If Australia is serious about lower power bills and cooler homes, we should stop pretending we need to “invent” a solution.
The state now builds high-rise apartments with rooftop solar and on-site batteries as standard, and it’s locking in simple wiring rules so every new unit can easily switch to efficient electric appliances later.
We could copy this today.
Instead, we’re stuck in a maze of slow approvals, patchy incentives and rules that make it too hard for renters and strata to benefit.
Here’s the blunt truth: since January 1, 2023, California’s energy code has required solar on new high-rise apartment buildings, and it pairs that with battery storage requirements so buildings can keep the lights on when the grid is under stress.
The next code takes effect for permits from January 1, 2026 and pushes even harder on ready-to-electrify buildings.
Australia’s National Construction Code lifted the minimum thermal standard to seven-star and added a “Whole-of-Home” score, which is welcome, but we still don’t require solar and batteries on new apartment towers.
That’s a clear miss we could fix with one national decision.
California also baked in a simple, common-sense idea: electric-ready wiring.
If a builder installs gas cooking or hot water today, they still have to run the electrical circuits and leave space in the switchboard so an induction cooktop or a heat-pump water heater can be added later without tearing walls open.
It’s cheap to do during construction and saves owners thousands down the track.
This is now a mandatory feature for new multifamily dwellings there.
Australia talks a lot about electrification but hasn’t made this the default in new apartments.
Why not just mandate it and end the wiring excuses?
The US also sorted out something our governments have ducked for years: letting apartment residents share the value of rooftop solar.
Their “virtual net metering” rules let a building’s solar credits be split across individual tenant meters, so renters actually see bill savings.
California then went further with a program called SOMAH that funds solar for affordable housing and guarantees tenants get a big share of the benefit.
On top of that, a new state-approved community solar scheme, backed by federal funds, is opening the door for people without a suitable roof to subscribe to off-site solar and still get credits on their power bill.
Australia is inching along with pilot “solar gardens” and guidance for renters, but there is no simple nationwide system to share solar credits in apartments.
Canberra could copy California’s bill-credit rules tomorrow and finally make rooftop and community solar work for renters.
Another quiet area where the US is ahead is grid-friendly buildings.

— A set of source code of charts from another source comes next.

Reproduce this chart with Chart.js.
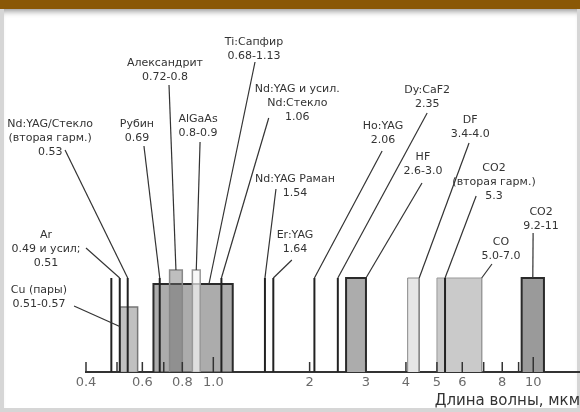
<!DOCTYPE html>
<html lang="ru">
<head>
<meta charset="utf-8">
<title>Лазеры: длины волн</title>
<script src="https://cdn.jsdelivr.net/npm/chart.js@4.4.1/dist/chart.umd.min.js"></script>
<style>
  body { margin: 0; background: #fff; }
  #frame { position: absolute; left: 0; top: 0; width: 580px; height: 412px; background: #d6d6d6; overflow: hidden; }
  #panel { position: absolute; left: 4px; top: 9px; width: 573px; height: 399px; background: #fff;
           box-shadow: inset 0 7px 6px -5px rgba(0,0,0,0.45); }
  #bar { position: absolute; left: 0; top: 0; width: 580px; height: 9px; background: #8a5806; }
  canvas { position: absolute; left: 0; top: 0; }
</style>
</head>
<body>
<div id="frame">
  <div id="panel"></div>
  <div id="bar"></div>
  <canvas id="laserChart" width="580" height="412"></canvas>
</div>
<script>
// одиночные линии генерации, мкм
const lineLasers = ["Ar", "Ar усил.", "Nd 2-я гарм.", "Рубин", "Nd:YAG", "Nd:YAG Раман", "Er:YAG", "Ho:YAG", "Dy:CaF2", "CO2 2-я гарм."];
const lineWl = [0.48, 0.51, 0.54, 0.68, 1.06, 1.45, 1.54, 2.07, 2.45, 5.3];

// диапазоны перестройки, мкм
const bandLasers = ["Cu", "Ti:Сапфир", "Александрит", "AlGaAs", "HF", "DF", "CO", "CO2"];
const bandFrom = [0.51, 0.65, 0.73, 0.86, 2.6, 4.05, 5.0, 9.2];
const bandTo = [0.58, 1.15, 0.8, 0.91, 3.0, 4.4, 6.9, 10.8];

// ось
const tickValues = [0.4, 0.6, 0.8, 1, 2, 3, 4, 5, 6, 8, 10];
const tickLabels = ["0.4", "0.6", "0.8", "1.0", "2", "3", "4", "5", "6", "8", "10"];
const tickMarks = [0.4, 0.5, 0.6, 0.7, 0.8, 1, 2, 3, 4, 5, 6, 7, 8, 9, 10];

// оформление
const LINE_H = 94;
const bandStyle = {
  "Cu":          { h: 65,  fill: "rgba(185,185,185,0.9)", border: "#777", w: 1.5, order: 9 },
  "Ti:Сапфир":   { h: 88,  fill: "rgba(140,140,140,0.72)", border: "#2a2a2a", w: 2, order: 10 },
  "Александрит": { h: 102, fill: "rgba(110,110,110,0.45)", border: "#888", w: 1.5, order: 8 },
  "AlGaAs":      { h: 102, fill: "rgba(245,245,245,0.7)", border: "#999", w: 1.5, order: 7 },
  "HF":          { h: 94,  fill: "#acacac", border: "#2a2a2a", w: 2, order: 6 },
  "DF":          { h: 94,  fill: "#e6e6e6", border: "#888", w: 1, order: 6 },
  "CO":          { h: 94,  fill: "#cacaca", border: "#999", w: 1, order: 6 },
  "CO2":         { h: 94,  fill: "#9a9a9a", border: "#2a2a2a", w: 2, order: 6 }
};

// подписи: x в мкм, y в единицах оси y; from - начало выноски, to - куда она идёт
const callouts = [
  { text: ["Nd:YAG/Стекло", "(вторая гарм.)", "0.53"], x: 0.309, y: 248, from: [0.344, 222], to: { line: 2 } },
  { text: ["Ar", "0.49 и усил;", "0.51"], x: 0.300, y: 137, from: [0.400, 124], to: { line: 1 } },
  { text: ["Cu (пары)", "0.51-0.57"], x: 0.285, y: 82, from: [0.367, 66], to: { band: 0, side: 0.7 } },
  { text: ["Рубин", "0.69"], x: 0.577, y: 248, from: [0.607, 226], to: { line: 3 } },
  { text: ["Александрит", "0.72-0.8"], x: 0.706, y: 309, from: [0.727, 287], to: { band: 2, at: 0.5 } },
  { text: ["AlGaAs", "0.8-0.9"], x: 0.896, y: 253, from: [0.909, 230], to: { band: 3, at: 0.5 } },
  { text: ["Ti:Сапфир", "0.68-1.13"], x: 1.34, y: 330, from: [1.35, 310], to: { band: 1, at: 0.7 } },
  { text: ["Nd:YAG и усил.", "Nd:Стекло", "1.06"], x: 1.83, y: 283, from: [1.49, 254], to: { line: 4 } },
  { text: ["Nd:YAG Раман", "1.54"], x: 1.80, y: 193, from: [1.57, 183], to: { line: 5 } },
  { text: ["Er:YAG", "1.64"], x: 1.80, y: 137, from: [1.76, 112], to: { line: 6 } },
  { text: ["Ho:YAG", "2.06"], x: 3.39, y: 246, from: [3.37, 221], to: { line: 7 } },
  { text: ["Dy:CaF2", "2.35"], x: 4.66, y: 282, from: [4.66, 259], to: { line: 8 } },
  { text: ["HF", "2.6-3.0"], x: 4.52, y: 215, from: [4.49, 189], to: { band: 4, at: 1 } },
  { text: ["DF", "3.4-4.0"], x: 6.35, y: 252, from: [6.30, 229], to: { band: 5, at: 1 } },
  { text: ["CO2", "(вторая гарм.)", "5.3"], x: 7.54, y: 204, from: [6.63, 176], to: { line: 9 } },
  { text: ["CO", "5.0-7.0"], x: 7.93, y: 130, from: [7.43, 108], to: { band: 6, at: 1 } },
  { text: ["CO2", "9.2-11"], x: 10.58, y: 160, from: [9.99, 139], to: { band: 7, at: 0.5 } }
];

const calloutEnd = (to) => {
  if (to.line !== undefined) return [lineWl[to.line], LINE_H];
  const a = bandFrom[to.band], b = bandTo[to.band];
  const h = bandStyle[bandLasers[to.band]].h;
  if (to.side !== undefined) return [a, h * to.side];
  return [Math.pow(10, Math.log10(a) + to.at * (Math.log10(b) - Math.log10(a))), h];
};

const datasets = [];
bandLasers.forEach((name, i) => {
  const s = bandStyle[name];
  datasets.push({
    label: name,
    data: [
      { x: bandFrom[i], y: 0 }, { x: bandFrom[i], y: s.h },
      { x: bandTo[i], y: s.h }, { x: bandTo[i], y: 0 }
    ],
    borderColor: s.border,
    borderWidth: s.w,
    backgroundColor: s.fill,
    fill: "origin",
    pointRadius: 0,
    tension: 0,
    order: s.order
  });
});
lineLasers.forEach((name, i) => {
  datasets.push({
    label: name,
    data: [{ x: lineWl[i], y: 0 }, { x: lineWl[i], y: LINE_H }],
    borderColor: "#222",
    borderWidth: 2,
    pointRadius: 0,
    fill: false,
    order: 1
  });
});

// короткие риски вверх от оси
const axisMarks = {
  id: "axisMarks",
  afterDatasetsDraw(chart) {
    const { ctx, chartArea, scales: { x } } = chart;
    ctx.save();
    ctx.strokeStyle = "#333";
    ctx.lineWidth = 1.5;
    tickMarks.forEach(v => {
      const px = x.getPixelForValue(v);
      const len = (v === 1 || v === 10) ? 15 : 10;
      ctx.beginPath();
      ctx.moveTo(px, chartArea.bottom);
      ctx.lineTo(px, chartArea.bottom - len);
      ctx.stroke();
    });
    ctx.restore();
  }
};

// подписи лазеров и выноски
const laserLabels = {
  id: "laserLabels",
  afterDatasetsDraw(chart) {
    const { ctx, scales: { x, y } } = chart;
    ctx.save();
    ctx.font = '11px "DejaVu Sans"';
    ctx.fillStyle = "#333";
    ctx.textAlign = "center";
    ctx.textBaseline = "middle";
    ctx.strokeStyle = "#333";
    ctx.lineWidth = 1.2;
    callouts.forEach(c => {
      const tx = x.getPixelForValue(c.x);
      const ty = y.getPixelForValue(c.y);
      c.text.forEach((t, k) => ctx.fillText(t, tx, ty + k * 14));
      const [ex, ey] = calloutEnd(c.to);
      ctx.beginPath();
      ctx.moveTo(x.getPixelForValue(c.from[0]), y.getPixelForValue(c.from[1]));
      ctx.lineTo(x.getPixelForValue(ex), y.getPixelForValue(ey));
      ctx.stroke();
    });
    ctx.restore();
  }
};

const ctx = document.getElementById("laserChart").getContext("2d");

new Chart(ctx, {
  type: "line",
  data: { datasets: datasets },
  options: {
    responsive: false,
    animation: false,
    layout: { padding: { left: 86, right: 0, top: 12, bottom: 0 } },
    plugins: { legend: { display: false }, tooltip: { enabled: false } },
    scales: {
      x: {
        type: "logarithmic",
        min: 0.4,
        max: 14,
        bounds: "data",
        afterBuildTicks: s => { s.ticks = tickValues.map(v => ({ value: v })); },
        afterFit: s => { s.height = 40; },
        ticks: {
          autoSkip: false,
          maxRotation: 0,
          padding: 3,
          color: "#6a6a6a",
          font: { family: "DejaVu Sans", size: 13 },
          callback: (v, i) => tickLabels[i]
        },
        grid: { display: false, drawTicks: false },
        border: { display: true, color: "#333", width: 2 },
        title: {
          display: true,
          text: "Длина волны, мкм",
          align: "end",
          color: "#333",
          font: { family: "DejaVu Sans", size: 15 },
          padding: { top: 0, bottom: 2 }
        }
      },
      y: { display: false, min: 0, max: 360 }
    }
  },
  plugins: [axisMarks, laserLabels]
});
</script>
</body>
</html>
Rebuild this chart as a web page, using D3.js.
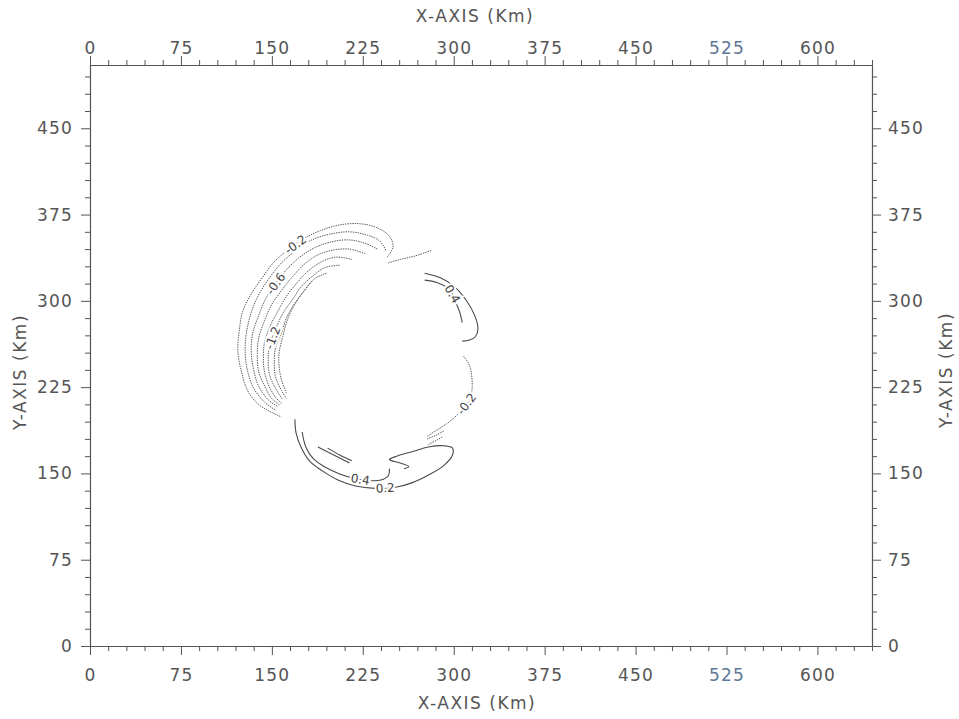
<!DOCTYPE html>
<html>
<head>
<meta charset="utf-8">
<script src="https://cdn.jsdelivr.net/npm/d3@7"></script>
<style>
  html, body { margin: 0; padding: 0; background: #fff; }
  svg { display: block; }
</style>
</head>
<body>
<svg id="chart" width="959" height="719"></svg>
<script>
// ---- model domain (km) and tick labels ----
const xExtent = [0, 645];
const yExtent = [0, 505];
const xMajorTicks = [0, 75, 150, 225, 300, 375, 450, 525, 600];
const yMajorTicks = [0, 75, 150, 225, 300, 375, 450];
const minorStep = 15;
const xTitle = "X-AXIS (Km)";
const yTitle = "Y-AXIS (Km)";

// ---- contour polylines, [x km, y km] ----
// negative field: crescent on the western side of the ring
const negLevels = [-0.2, -0.4, -0.6, -0.8, -1.0, -1.2, -1.4, -1.6];
const negC0 = [[245,338],[250,347],[247,356],[238,363],[223,367],[206,366],[190,361],[176,354],[163,344],[152,334],[142,320],[133,306],[126,291],[123,273],[122,256],[125,238],[130,222],[139,210],[150,203],[158,199]];
const negC1 = [[244,344],[239,352],[229,357],[214,360],[198,358],[183,353],[170,344],[158,333],[148,320],[139,305],[133,290],[129,272],[128,255],[130,239],[135,224],[144,212],[153,205]];
const negC2 = [[237,345],[227,350],[213,353],[198,351],[185,346],[173,338],[162,327],[153,315],[145,302],[139,287],[134,271],[133,255],[135,240],[139,226],[147,214],[155,208]];
const negC3 = [[227,341],[214,345],[200,344],[188,340],[177,332],[167,321],[158,309],[150,297],[144,283],[139,267],[138,253],[139,239],[144,226],[150,215],[157,209]];
const negC4 = [[216,336],[203,338],[191,334],[180,326],[171,316],[162,304],[155,291],[149,279],[144,264],[143,250],[144,238],[148,225],[154,215],[158,211]];
const negC5 = [[206,331],[194,329],[183,321],[174,312],[167,301],[159,289],[153,275],[148,261],[147,249],[148,236],[153,224],[159,214]];
const negC6 = [[195,324],[185,319],[177,309],[169,298],[162,285],[158,272],[153,259],[152,246],[153,234],[158,222],[162,215]];
const negC7 = [[183,317],[176,308],[169,297],[163,284],[159,269],[156,255],[156,243],[158,231],[162,220]];
const negTail = [[246,333],[256,336],[268,339],[282,344]];
// negative field: eastern fragment
const negEast = [[308,252],[313,244],[315,233],[315,222],[313,214],[308,207],[302,200],[294,193],[285,187],[278,182]];
const negEastIn1 = [[278,180],[285,183],[292,187]];
const negEastIn2 = [[279,175],[286,179],[291,182]];

// positive field
const posLevels = [0.2, 0.4, 0.6, 0.8];
const posNEOuter = [[276,324],[289,320],[301,312],[310,301],[317,288],[320,276],[318,269],[313,266],[307,265]];
const posNEInner = [[276,318],[286,316],[294,312],[299,306],[302,298],[305,290],[307,281]];
const posS02 = [[169,197],[170,185],[174,173],[181,161],[192,152],[205,144],[219,139],[235,137],[252,138],[266,142],[280,149],[292,157],[299,166],[299,172],[292,174],[279,173],[266,169],[253,165],[247,162],[256,159],[263,156],[259,154]];
const posS04 = [[175,186],[178,173],[184,163],[193,156],[205,150],[217,146],[229,144],[239,144],[246,148],[247,154]];
const posS06 = [[188,173],[201,166],[214,159]];
const posS08 = [[196,172],[206,166],[216,161]];

// each contour: level, points, and where along the vertices its label sits (null = unlabelled)
const contours = [
  { level: negLevels[0], pts: negC0, labelAt: 7.5 },
  { level: negLevels[1], pts: negC1, labelAt: null },
  { level: negLevels[2], pts: negC2, labelAt: 7 },
  { level: negLevels[3], pts: negC3, labelAt: null },
  { level: negLevels[4], pts: negC4, labelAt: null },
  { level: negLevels[5], pts: negC5, labelAt: 6.5 },
  { level: negLevels[6], pts: negC6, labelAt: null },
  { level: negLevels[7], pts: negC7, labelAt: null },
  { level: negLevels[0], pts: negTail, labelAt: null },
  { level: negLevels[0], pts: negEast, labelAt: 4.5 },
  { level: negLevels[1], pts: negEastIn1, labelAt: null },
  { level: negLevels[2], pts: negEastIn2, labelAt: null },
  { level: posLevels[0], pts: posNEOuter, labelAt: null },
  { level: posLevels[1], pts: posNEInner, labelAt: 3 },
  { level: posLevels[0], pts: posS02, labelAt: 7.5 },
  { level: posLevels[1], pts: posS04, labelAt: 5.5 },
  { level: posLevels[2], pts: posS06, labelAt: null },
  { level: posLevels[3], pts: posS08, labelAt: null }
];

// ---- layout ----
const frame = { left: 90, right: 872, top: 65, bottom: 646 };
const ink = "#555";
const font = "'DejaVu Sans', Verdana, sans-serif";

const svg = d3.select("#chart");
const x = d3.scaleLinear().domain(xExtent).range([frame.left, frame.right]);
const y = d3.scaleLinear().domain(yExtent).range([frame.bottom, frame.top]);

const xMinor = d3.range(xExtent[0], xExtent[1] + 1, minorStep).filter(v => !xMajorTicks.includes(v));
const yMinor = d3.range(yExtent[0], yExtent[1] + 1, minorStep).filter(v => !yMajorTicks.includes(v));

function styleAxis(g, isMajor) {
  g.select(".domain").attr("stroke", "#555").attr("stroke-width", 1.1);
  g.selectAll(".tick line").attr("stroke", "#555").attr("stroke-width", 1);
  g.selectAll(".tick text")
    .attr("fill", d => d === 525 ? "#5d7896" : ink)
    .style("font-family", font)
    .style("font-size", "17px")
    .style("letter-spacing", "1.2px");
  if (!isMajor) g.selectAll(".tick text").remove();
}

const axes = [
  { gen: d3.axisBottom(x), tr: `translate(0,${frame.bottom})`, maj: xMajorTicks, min: xMinor, pad: 14 },
  { gen: d3.axisTop(x),    tr: `translate(0,${frame.top})`,    maj: xMajorTicks, min: xMinor, pad: 2 },
  { gen: d3.axisLeft(y),   tr: `translate(${frame.left},0)`,   maj: yMajorTicks, min: yMinor, pad: 8 },
  { gen: d3.axisRight(y),  tr: `translate(${frame.right},0)`,  maj: yMajorTicks, min: yMinor, pad: 7 }
];
axes.forEach(a => {
  const gMin = svg.append("g").attr("transform", a.tr)
    .call(a.gen.tickValues(a.min).tickSize(5).tickSizeOuter(0).tickFormat(""));
  styleAxis(gMin, false);
  const gMaj = svg.append("g").attr("transform", a.tr)
    .call(a.gen.tickValues(a.maj).tickSize(9).tickSizeOuter(0).tickPadding(a.pad).tickFormat(d3.format("d")));
  styleAxis(gMaj, true);
});

// axis titles
const titleStyle = sel => sel
  .attr("fill", ink)
  .style("font-family", font)
  .style("font-size", "17px")
  .style("letter-spacing", "1.5px")
  .attr("text-anchor", "middle");
svg.append("text").attr("x", 475).attr("y", 22).text(xTitle).call(titleStyle);
svg.append("text").attr("x", 477).attr("y", 709).text(xTitle).call(titleStyle);
svg.append("text").attr("transform", "translate(26,372) rotate(-90)").text(yTitle).call(titleStyle);
svg.append("text").attr("transform", "translate(952,370) rotate(-90)").text(yTitle).call(titleStyle);

// ---- contour lines ----
const line = d3.line()
  .x(d => x(d[0]))
  .y(d => y(d[1]))
  .curve(d3.curveCatmullRom.alpha(0.5));

const gLines = svg.append("g").attr("fill", "none");
contours.forEach(c => {
  const p = gLines.append("path").attr("d", line(c.pts));
  if (c.level < 0) {
    p.attr("stroke", "#5a5a5a").attr("stroke-width", 1).attr("stroke-dasharray", "1.4,1");
  } else {
    p.attr("stroke", "#4a4a4a").attr("stroke-width", 1.1);
  }
});

// contour labels, laid along the line with a white break behind them
const fmt = v => (v < 0 ? "-" : "") + d3.format(".1f")(Math.abs(v));
const gLabels = svg.append("g");
contours.filter(c => c.labelAt !== null).forEach(c => {
  const P = c.pts.map(d => [x(d[0]), y(d[1])]);
  const i = Math.floor(c.labelAt), f = c.labelAt - i;
  let a, b, pos;
  if (f === 0) {
    a = P[Math.max(i - 1, 0)]; b = P[Math.min(i + 1, P.length - 1)]; pos = P[i];
  } else {
    a = P[i]; b = P[i + 1];
    pos = [a[0] + (b[0] - a[0]) * f, a[1] + (b[1] - a[1]) * f];
  }
  let ang = Math.atan2(b[1] - a[1], b[0] - a[0]) * 180 / Math.PI;
  if (ang > 90) ang -= 180;
  if (ang < -90) ang += 180;
  gLabels.append("text")
    .attr("transform", `translate(${pos[0]},${pos[1]}) rotate(${ang})`)
    .attr("text-anchor", "middle")
    .attr("dy", "0.36em")
    .attr("fill", "#444")
    .attr("stroke", "#fff")
    .attr("stroke-width", 4)
    .attr("paint-order", "stroke")
    .style("font-family", font)
    .style("font-size", "12px")
    .text(fmt(c.level));
});
</script>
</body>
</html>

California’s code already expects larger buildings to respond when the grid is under pressure, dimming lights a touch or shifting some loads for short periods, so blackouts are less likely and bills are lower.
And the US federal government is pushing a national playbook for “grid-interactive” buildings so owners get paid for being helpful to the grid, not punished with red tape.
We don’t require these simple, automatic controls in Australian apartments, even though retailers are rolling out tariffs that reward flexibility.
This is low-cost, high-impact policy that belongs in our code now.
Then there’s accountability for old towers.
In the US, major cities and states have set performance targets for existing buildings and backed them with data reporting and, if needed, fines.
New York’s Local Law 97 caps emissions from big buildings, including multifamily, and Washington State’s Clean Buildings law now covers many apartment blocks down to 20,000 square feet.
Those rules are forcing upgrades of tired hot-water plants, leaky common areas and clapped-out heating, ventilation, and air conditioning (HVAC).
Australia has made progress with ratings and new-build standards, and NSW lifted BASIX for new homes, but we still lack strong, simple performance rules for existing residential towers.
If we copied the US approach, benchmark every year, set clear limits, and give owners a runway, older Aussie apartments would finally get the upgrades residents have been begging for.
None of this is sci-fi.
California’s apartment hot water is rapidly moving to efficient electric heat-pump systems, sized with off-the-shelf guides and supported by utility programs.
Pair those with rooftop solar and batteries and you cut running costs and evening peaks at the same time.
We have the kit and the installers.
What we don’t have is the same clarity of rules and a national tool to split benefits fairly in strata.
That’s a policy failure, not a technology gap.
For viewers sick of government press releases and not much else, here’s the call-to-action.
Make solar and batteries standard on new apartment towers like California did.
Require electric-ready wiring in every new unit so upgrades are cheap and quick.
Create a national, apartment-friendly bill-credit system so renters and owners share the savings from rooftop and community solar without legal gymnastics.
Add basic grid-friendly controls into the code so buildings can earn by helping the system on tough days.
And set firm energy or emissions targets for existing big buildings so upgrades actually happen.
Australia already lifted the construction standard to seven-star and added “Whole-of-Home”, which is good, but it’s not the finish line.
It’s the starting line. The rest is replicating and adjusting policies that work overseas.
If governments want quick, fair cost-of-living relief, this is it.
Stop writing strategy documents.
Copy the proven rules, clear the approvals backlog, and let builders deliver apartments that are cheaper to run from day one.
And ministers get results they can point to in months, not decades.
The technology is ready. The case studies are public.
Canberra’s only job is to lift the playbook.